The city he's invested in for a quarter century will honor him by declaring today "Charles H. Morris Sr. Day"

"He's a true Southern gentleman, gracious and family oriented. He is probably the most energetic man I ever met in my life," said Jackie Haynes, who was worked with Morris for 30 years. "He listens, he reads and he learns, and he passes that knowledge on...He has a genuine desire for people to succeed."

He grew up in the newspaper world, working in nearly every department in the business under the guidance of his father, William S. Morris. In 1970, he created Morris Multimedia.

In the four decades since, he's grown the company from two newspapers to more than 70 publications, TV stations and other media.

"He has had great vision on where the industry was going and tried to diversify his company by not just being in newspapers, but multimedia," said Joe McGlamery, regional vice president for southeast Georgia. "He is a highly motivated, driven person, who built a company that has come a long way from its beginnings."

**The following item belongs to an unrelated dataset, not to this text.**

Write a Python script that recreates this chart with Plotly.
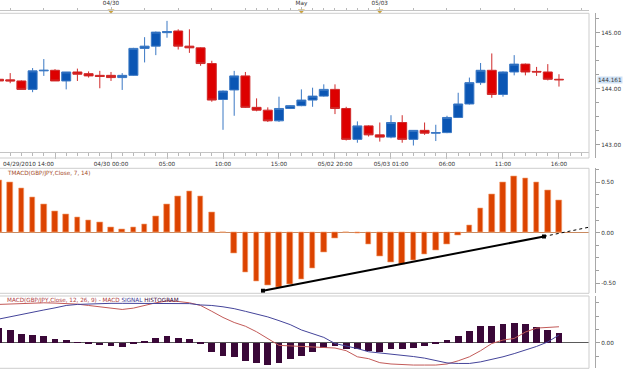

Morris developed a passion for community involvement during his time as publisher of The Savannah News, when city leaders were debating whether to preserve Savannah's history or encourage progressive growth. He eventually purchased and restored one of the city's oldest buildings.

He purchased The Covington News on Oct. 20, 1986, during a span of aggressive acquisitions. Formed six months after the end of the Civil War in 1865, the paper was originally called The Georgia Enterprise, becoming The Covington News in 1908.

Morris remains active. He ran the Savannah Mile in 5 minutes and 52 seconds earlier this year at the age of 73, taking first place in his age group and easily outpacing most runners 30 years his junior.

"Whichever newspaper or venture he takes upon himself, his only goal is to better the product," Haynes said.